Natasha was glad that Cole wasn’t here. Her brother didn’t have the make up for it. Dragging duty, if you avoided dying from disease, or crumbling with insanity, was a sure ticket to a lifetime of nightmares, and probably to a permanently damaged mind.
Having been born and raised in Warwick, a Russian spy school in the heart of America, she’d learned to reject the erroneous and dangerous idea that life was supposed to be ‘fair.’ Still, she couldn’t really get her mind around the absolute and complete lack of any vestige of fairness at all in the world. As she dragged bodies, she thought about people who had lived their whole lives within the historically rare epoch of American prosperity. So she imagined a nameless, faceless someone. The face she summoned was just someone she made up so that she’d have some element for comparison. It was almost exclusively through her imagination that she’d managed it, since she’d been born in a time and place that did not allow for direct experience.

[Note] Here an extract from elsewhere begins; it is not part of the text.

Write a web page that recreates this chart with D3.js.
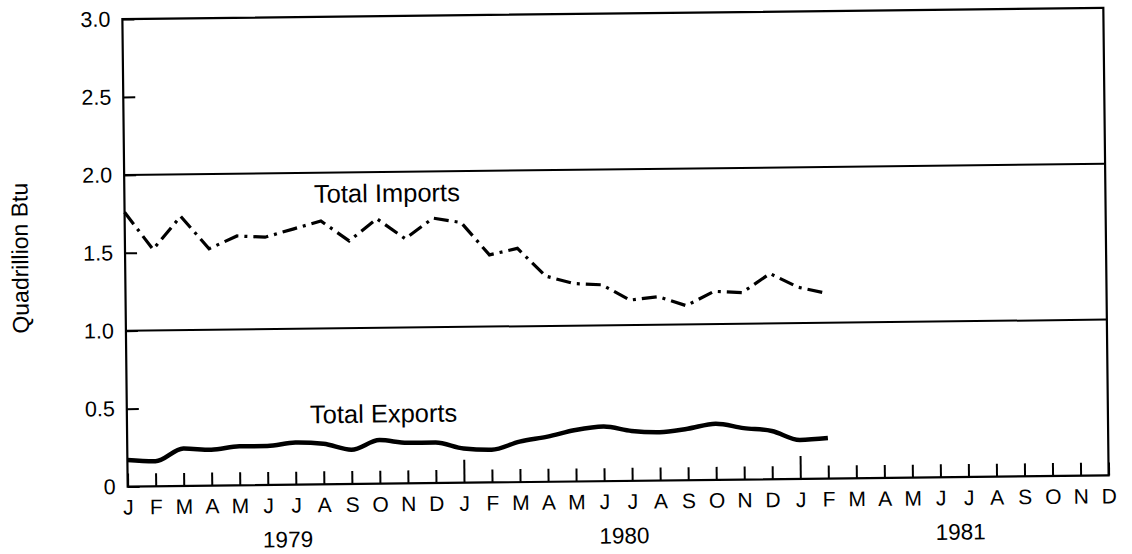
<!DOCTYPE html>
<html><head><meta charset="utf-8">
<script src="https://cdn.jsdelivr.net/npm/d3@7"></script>
<style>
body{margin:0;background:#fff}
svg{display:block}
text{font-family:"Liberation Sans",Arial,Helvetica,sans-serif;fill:#000}
</style>
</head><body>
<svg id="c" width="1132" height="554"></svg>
<script>
const monthLabels = ["J","F","M","A","M","J","J","A","S","O","N","D",
                     "J","F","M","A","M","J","J","A","S","O","N","D",
                     "J","F","M","A","M","J","J","A","S","O","N","D"];
const yearLabels = ["1979","1980","1981"];
const yTickValues = [0,0.5,1.0,1.5,2.0,2.5,3.0];
const yTickLabels = ["0","0.5","1.0","1.5","2.0","2.5","3.0"];
const gridValues = [1.0,2.0];
const importsValues = [1.76,1.52,1.73,1.52,1.60,1.59,1.64,1.69,1.56,1.70,1.57,1.70,
                       1.67,1.46,1.50,1.32,1.27,1.26,1.16,1.18,1.12,1.21,1.20,1.32,
                       1.23,1.19];
const exportsValues = [0.17,0.16,0.24,0.23,0.25,0.25,0.27,0.26,0.22,0.28,0.26,0.26,
                       0.22,0.21,0.26,0.29,0.33,0.35,0.32,0.31,0.33,0.36,0.33,0.31,
                       0.25,0.26];
const seriesNames = ["Total Imports","Total Exports"];
const yTitle = "Quadrillion Btu";

const svg = d3.select("#c");
const root = svg.append("g").attr("transform","rotate(-0.65,615.5,247)");

const x = d3.scaleLinear().domain([0, monthLabels.length-1]).range([125,1106]);
const y = d3.scaleLinear().domain([0,3]).range([481,13.5]);

// frame
root.append("rect")
  .attr("x", x(0)).attr("y", y(3))
  .attr("width", x(monthLabels.length-1)-x(0)).attr("height", y(0)-y(3))
  .attr("fill","none").attr("stroke","#000").attr("stroke-width",2.2);

// gridlines
root.selectAll("line.grid").data(gridValues).join("line")
  .attr("class","grid")
  .attr("x1", x(0)).attr("x2", x(monthLabels.length-1))
  .attr("y1", d=>y(d)).attr("y2", d=>y(d))
  .attr("stroke","#000").attr("stroke-width",2);

// y axis
const yAxis = d3.axisLeft(y).tickValues(yTickValues)
  .tickFormat((d,i)=>yTickLabels[i]).tickSize(-12).tickPadding(12);
root.append("g").attr("transform",`translate(${x(0)},0)`).call(yAxis)
  .call(g=>g.select(".domain").remove())
  .call(g=>g.selectAll(".tick line").attr("stroke","#000").attr("stroke-width",2))
  .call(g=>g.selectAll(".tick text").attr("font-size",21.5).attr("font-family",null).attr("fill","#000"));

// x axis
const xAxis = d3.axisBottom(x).tickValues(d3.range(monthLabels.length))
  .tickFormat(i=>monthLabels[i]).tickSize(-13).tickPadding(13);
root.append("g").attr("transform",`translate(0,${y(0)})`).call(xAxis)
  .call(g=>g.select(".domain").remove())
  .call(g=>g.selectAll(".tick line").attr("stroke","#000").attr("stroke-width",2)
      .attr("y2", d => (d%12===0 && d>0) ? -23 : -13))
  .call(g=>g.selectAll(".tick text").attr("font-size",21).attr("font-family",null).attr("fill","#000"));

// year labels
root.selectAll("text.year").data(yearLabels).join("text")
  .attr("class","year")
  .attr("x",(d,i)=>x(i*12+5.7)).attr("y",543.5)
  .attr("text-anchor","middle").attr("font-size",22.5).text(d=>d);

// y title
root.append("text")
  .attr("transform","translate(28,251.5) rotate(-90)")
  .attr("text-anchor","middle").attr("font-size",23).text(yTitle);

// lines
const line = d3.line().x((d,i)=>x(i)).y(d=>y(d));
root.append("path").datum(importsValues)
  .attr("d", line)
  .attr("fill","none").attr("stroke","#000").attr("stroke-width",3.2)
  .attr("stroke-dasharray","15,6,3,6");

const smooth = d3.line().x((d,i)=>x(i)).y(d=>y(d)).curve(d3.curveMonotoneX);
root.append("path").datum(exportsValues)
  .attr("d", smooth)
  .attr("fill","none").attr("stroke","#000").attr("stroke-width",4.5)
  .attr("stroke-linejoin","round");

// series labels
root.append("text").attr("x",314.5).attr("y",199.3)
  .attr("font-size",25.5).text(seriesNames[0]);
root.append("text").attr("x",308).attr("y",419.8)
  .attr("font-size",25.5).text(seriesNames[1]);
</script>
</body></html>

The person Natasha imagined was a woman, born in New York City in 1963. Perhaps she’d died under the mushroom cloud that had recently erased The Big Apple from the map of history. This imaginary woman had lived her entire life in relative prosperity. Period. End of Sentence. Don’t even bother arguing the point. Doesn’t matter what problems the woman had faced in her life. Doesn’t matter if she’d struggled to find a job, if she’d had relationship problems, if she’d developed cancer, or if she’d lost a finger in a trash compactor. In the big scheme of things, her hardships were inconsequential. This woman that Natasha was imagining had never been tasked with dragging rotting corpses to a hole to be incinerated. Hundreds of rotting corpses. Thousands. That woman had lived in luxury her whole life, and then she was incinerated in a flash of light.

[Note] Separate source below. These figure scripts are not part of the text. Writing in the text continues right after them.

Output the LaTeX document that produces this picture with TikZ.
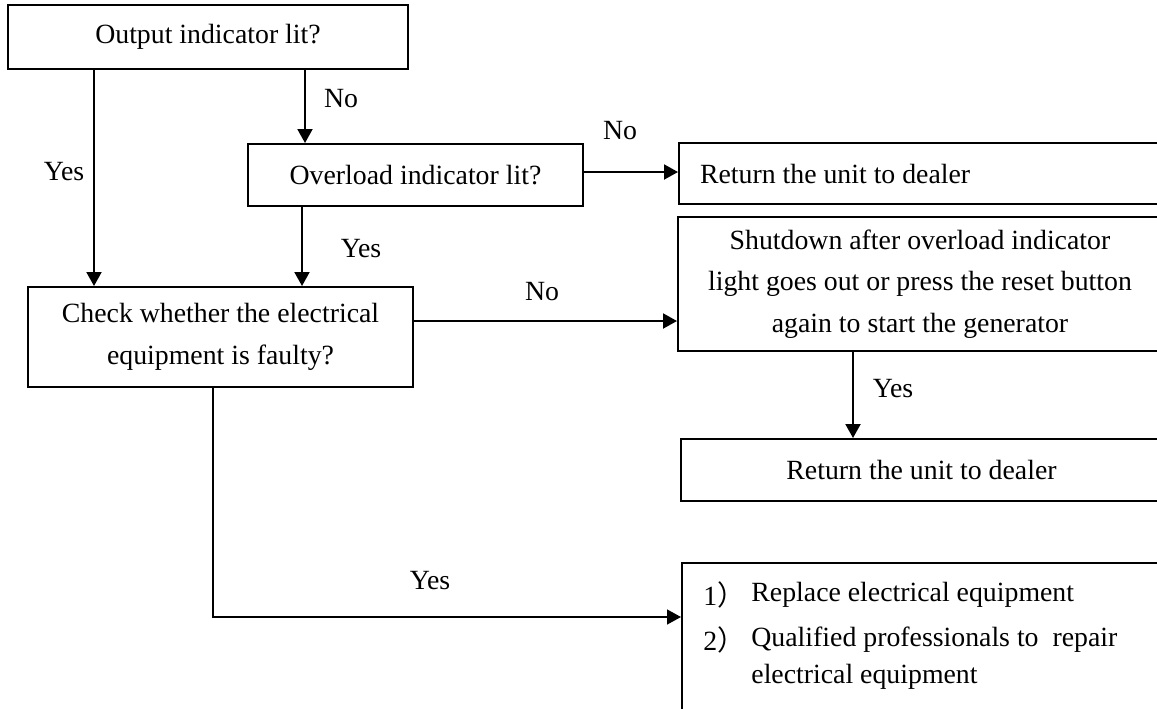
\documentclass[tikz,border=0pt]{standalone}
\usepackage{fontspec}
\setmainfont{Liberation Serif}
\newfontfamily\cjk{Noto Sans CJK SC}
\usetikzlibrary{positioning,arrows.meta}
\tikzset{
  box/.style={draw=black, line width=1pt, align=center, inner sep=0pt, font=\fontsize{13.9pt}{20.75pt}\selectfont},
  arr/.style={-{Triangle[length=7pt,width=7.5pt]}, line width=1pt, draw=black},
  lbl/.style={inner sep=0pt, font=\fontsize{13.9pt}{20.75pt}\selectfont},
}

\begin{document}
\begin{tikzpicture}[x=0.5pt,y=-0.5pt]
  \useasboundingbox (0,0) rectangle (1157,708);
  \clip (0,0) rectangle (1157,708);
  % decision boxes
  \node[box, minimum width=200pt, minimum height=32pt] (out) at (208,37) {Output indicator lit?};
  \node[box, minimum width=167.5pt, minimum height=31pt] (ovl) at (415.5,175) {Overload indicator lit?};
  \node[box, minimum width=192.5pt, minimum height=50pt] (chk) at (220.5,337) {Check whether the electrical\\equipment is faulty?};
  % result boxes, cut by the right edge
  \node[box, align=flush left, text width=224.5pt, inner xsep=10.5pt, minimum height=30.5pt] (ret1) at (924.5,173.5) {Return the unit to dealer};
  \node[box, minimum width=242pt, minimum height=67pt] (shut) at (920,284) {Shutdown after overload indicator\\light goes out or press the reset button\\again to start the generator};
  \node[box, minimum width=240.5pt, minimum height=31pt] (ret2) at (921.5,470) {Return the unit to dealer};
  \node[box, anchor=north west, minimum width=250pt, minimum height=90pt] (fix) at (681,562) {};
  \node[lbl, anchor=west] (fix1n) at (703,595) {1\cjk{）}};
  \node[lbl, anchor=west] (fix1) at (751,595) {Replace electrical equipment};
  \node[lbl, anchor=west] (fix2n) at (703,640) {2\cjk{）}};
  \node[lbl, anchor=west] (fix2) at (751,640) {Qualified professionals to~ repair};
  \node[lbl, anchor=west] (fix3) at (751,677) {electrical equipment};
  % columns and rows of the connectors
  \coordinate (colA) at (94,0);
  \coordinate (colB) at (305,0);
  \coordinate (colC) at (302,0);
  \coordinate (colD) at (213,0);
  \coordinate (colE) at (853,0);
  \coordinate (rowB) at (0,172);
  \coordinate (rowC) at (0,321);
  \coordinate (rowD) at (0,617);
  \draw[arr] (out.south -| colA) -- (chk.north -| colA);
  \draw[arr] (out.south -| colB) -- (ovl.north -| colB);
  \draw[arr] (ovl.south -| colC) -- (chk.north -| colC);
  \draw[arr] (ovl.east |- rowB) -- (ret1.west |- rowB);
  \draw[arr] (chk.east |- rowC) -- (shut.west |- rowC);
  \draw[arr] (shut.south -| colE) -- (ret2.north -| colE);
  \draw[arr, line width=0.7pt] (chk.south -| colD) |- (fix.west |- rowD);
  % labels
  \node[lbl] (l1) at (341,99) {No};
  \node[lbl] (l2) at (64,172) {Yes};
  \node[lbl] (l3) at (620,131) {No};
  \node[lbl] (l4) at (361,249) {Yes};
  \node[lbl] (l5) at (542,292) {No};
  \node[lbl] (l6) at (893,389) {Yes};
  \node[lbl] (l7) at (430,581) {Yes};
\end{tikzpicture}
\end{document}
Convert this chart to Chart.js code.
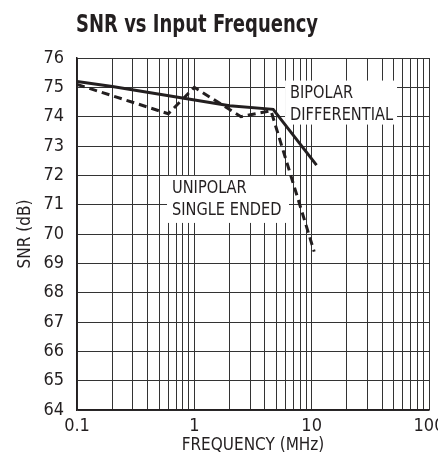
<!DOCTYPE html>
<html>
<head>
<meta charset="utf-8">
<script src="https://cdn.jsdelivr.net/npm/chart.js@4/dist/chart.umd.min.js"></script>
<style>
  html, body { margin: 0; padding: 0; background: #fff; overflow: hidden; }
  #wrap { width: 438px; height: 461px; }
</style>
</head>
<body>
<div id="wrap"><canvas id="snr" width="438" height="461"></canvas></div>
<script>
// data
const bipolarFreq = [0.1, 0.2, 2, 4.7, 11];
const bipolarSnr = [75.2, 75.03, 74.37, 74.25, 72.35];
const unipolarFreq = [0.1, 0.6, 1, 2.5, 4.5, 10.5];
const unipolarSnr = [75.1, 74.1, 75.0, 74.0, 74.2, 69.4];

const xTickLabels = [0.1, 1, 10, 100];
const yMin = 64, yMax = 76;
const chartTitle = "SNR vs Input Frequency";

// curve labels, anchored at their box top-left corner (data units)
const curveLabels = [
    { lines: ["BIPOLAR", "DIFFERENTIAL"], freq: 5.93, snr: 75.23, w: 112, h: 44 },
    { lines: ["UNIPOLAR", "SINGLE ENDED"], freq: 0.585, snr: 71.98, w: 122, h: 47 }
];

const FONT = "'Liberation Sans Narrow', 'DejaVu Sans Condensed', 'Arial Narrow', sans-serif";
const INK = "#231f20";

// log grid: 1..9 in each decade
let xGrid = [];
for (let d = 0.1; d < 50; d *= 10) {
    for (let m = 1; m <= 9; m++) {
        xGrid.push(Number((d * m).toPrecision(6)));
    }
}
xGrid.push(100);

const toPoints = (xs, ys) => xs.map((x, i) => ({ x: x, y: ys[i] }));

// white label boxes over the grid, under the curves
const labelBoxes = {
    id: "labelBoxes",
    beforeDatasetsDraw(chart) {
        const ctx = chart.ctx;
        const xs = chart.scales.x, ys = chart.scales.y;
        ctx.save();
        for (let lab of curveLabels) {
            const left = xs.getPixelForValue(lab.freq);
            const top = ys.getPixelForValue(lab.snr);
            ctx.fillStyle = "#fff";
            ctx.fillRect(left, top, lab.w, lab.h);
            ctx.fillStyle = INK;
            ctx.font = "18px " + FONT;
            ctx.textBaseline = "alphabetic";
            ctx.textAlign = "left";
            lab.lines.forEach((line, i) => {
                ctx.save();
                ctx.translate(left + 5, top + 17.5 + i * 21.5);
                ctx.scale(0.9, 1);
                ctx.fillText(line, 0, 0);
                ctx.restore();
            });
        }
        ctx.restore();
    }
};

// condensed bold heading above the plot
const heading = {
    id: "heading",
    afterDraw(chart) {
        const ctx = chart.ctx;
        ctx.save();
        ctx.fillStyle = INK;
        ctx.font = "bold 25px " + FONT;
        ctx.textBaseline = "alphabetic";
        ctx.textAlign = "left";
        ctx.translate(chart.chartArea.left - 1, 31.5);
        ctx.scale(0.8, 1);
        ctx.fillText(chartTitle, 0, 0);
        ctx.restore();
    }
};

new Chart(document.getElementById("snr"), {
    type: "line",
    data: {
        datasets: [{
            label: "BIPOLAR DIFFERENTIAL",
            data: toPoints(bipolarFreq, bipolarSnr),
            borderColor: INK,
            borderWidth: 3,
            pointRadius: 0,
            tension: 0,
            fill: false
        }, {
            label: "UNIPOLAR SINGLE ENDED",
            data: toPoints(unipolarFreq, unipolarSnr),
            borderColor: INK,
            borderWidth: 3,
            borderDash: [8, 5],
            pointRadius: 0,
            tension: 0,
            fill: false
        }]
    },
    options: {
        responsive: false,
        animation: false,
        devicePixelRatio: 1,
        layout: { padding: { left: 0, right: 9, top: 58, bottom: 0 } },
        plugins: {
            legend: { display: false },
            tooltip: { enabled: false },
            title: { display: false }
        },
        scales: {
            x: {
                type: "logarithmic",
                min: 0.1,
                max: 100,
                afterBuildTicks: (scale) => {
                    scale.ticks = xGrid.map(v => ({ value: v }));
                },
                afterFit: (scale) => {
                    scale.height = 51;
                    scale.paddingLeft = 0;
                    scale.paddingRight = 0;
                },
                ticks: {
                    autoSkip: false,
                    maxRotation: 0,
                    padding: 6,
                    color: INK,
                    font: { family: FONT, size: 18 },
                    callback: (value) => {
                        let hit = xTickLabels.find(t => Math.abs(t - value) < 1e-9);
                        return hit === undefined ? "" : String(hit);
                    }
                },
                grid: { color: "#333", lineWidth: 1, drawTicks: false },
                border: { color: INK, width: 1.5 },
                title: {
                    display: true,
                    text: "FREQUENCY (MHz)",
                    color: INK,
                    font: { family: FONT, size: 17 },
                    padding: { top: 0, bottom: 5 }
                }
            },
            y: {
                min: yMin,
                max: yMax,
                afterFit: (scale) => {
                    scale.width = 77;
                },
                ticks: {
                    stepSize: 1,
                    autoSkip: false,
                    padding: 13,
                    color: INK,
                    font: { family: FONT, size: 18 }
                },
                grid: { color: "#333", lineWidth: 1, drawTicks: false },
                border: { color: INK, width: 1.5 },
                title: {
                    display: true,
                    text: "SNR (dB)",
                    color: INK,
                    font: { family: FONT, size: 17 },
                    padding: { top: 15, bottom: 0 }
                }
            }
        }
    },
    plugins: [labelBoxes, heading]
});
</script>
</body>
</html>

Why were some people subjected to horrors beyond imagination, while others lived in relative comfort, and then disappeared into light, without such suffering? Why were many people still out there somewhere, going on with their lives as if nothing had happened? Natasha could not easily comprehend this detail, this suffering. She wasn’t foolish enough to demand fairness, but she did feel like she had a right to ask why.

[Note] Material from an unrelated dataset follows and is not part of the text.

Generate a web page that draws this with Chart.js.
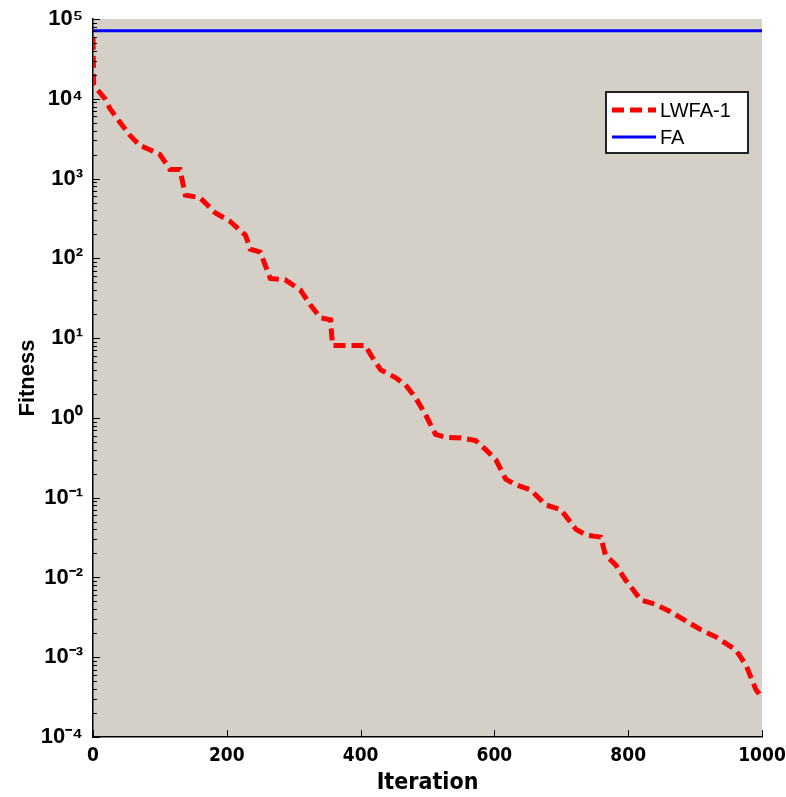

Anyway, she was glad that Cole was not a dragger. That bit of unfairness she could appreciate. Cole’s billet wasn’t easy by any stretch of the imagination, but there was no job worse than that of dragger, and she was relieved that her brother, at least, had escaped death duty. Cole had drawn garbage detail. He was hauling trash (mostly human waste and kitchen refuse.) Not human bodies, though. The stench in Cole’s job was bad too, she imagined, but his job had the advantage that he wasn’t hauling bodies that would come apart and spill their contents across the ground, causing you to slip in the guts as you dragged the lumps of flesh to the fires. Handling kitchen refuse was worse than the worst day of any job ever held by the imaginary woman in New York City who’d died in the flash of light, but at least Cole didn’t end up covered from head to toe at the end of the day with gooey remains of what once were people. Natasha thought about the fairness of that and how fairness didn’t even matter when it came to her brother. Humans are capricious and hypocritical that way — always demanding fairness and justice, but never really wanting it.